Students fall deeper in debt

    67

    By LENNY GRAY

    As tuition costs increase, more students are seeking loans to help fund their education.

    Careful budgeting of post-graduation income may help students plan their debt rather than face penalties in the future.

    Steve Olsen, federal program compliance officer on campus, said that helping students manage their debts will help to avoid future complications.

    The Nellie Mae Foundation, located in Braintree, Mass., is one of the nations largest providers for student loans. Last spring they completed a four-year study and found that student loan debt is higher than ever.

    Lawrence O’Toole, president and chief executive of NMF said, “While student loans have helped millions of students gain access to a post-secondary education, higher debt, incurred from borrowing to cover the cost of college, is becoming more of a burden for students.”

    “While most students are able to repay their loans successfully without significant impact on their lifestyle, that number is getting smaller over time,” O’Toole said.

    Students who are not able to pay off their loans in the allotted time are defaulted. Defaulted students become ineligible for any other loan or consumer credit. The federal government also withholds wages and tax returns until the loan is paid in full.

    The nation’s average default rate is around 15 percent according to NMF. BYU’s default rate is only 1.5 percent, but Olsen said his goal is to have a 0 percent default rate.

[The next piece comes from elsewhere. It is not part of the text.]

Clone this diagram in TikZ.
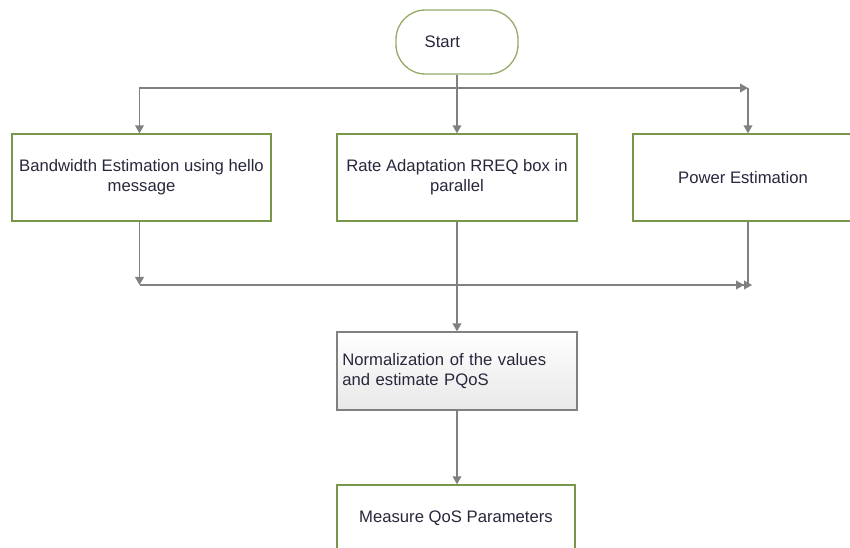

    Last year, the federal government issued BYU its highest amount of student loan money. However, Olsen said the amount of money will more than likely decrease in the next few years.

    “I expect that students will want to continue borrowing money, but in the next few years loans will start to level off because of a reduction in the number of borrowers,” Olsen said.

    The NMF reported that more than half of all college students are borrowing money to fund their education. Currently, over 50 percent of BYU undergraduates are also funding their education through student loans.

    The average student loan for BYU undergraduates is approximately $7,000 below the national average. However, in each of the past five years the amount of loan money has increased $1,000. The NMF found that the average student loan debt in 1997 was $18,800.

    Students who borrow less than $5,000 typically have five years to pay off their loan. Students who borrow over $5,000 follow a ten year repayment schedule. Even though private lenders give more time to repay loans they typically charge a higher interest rate.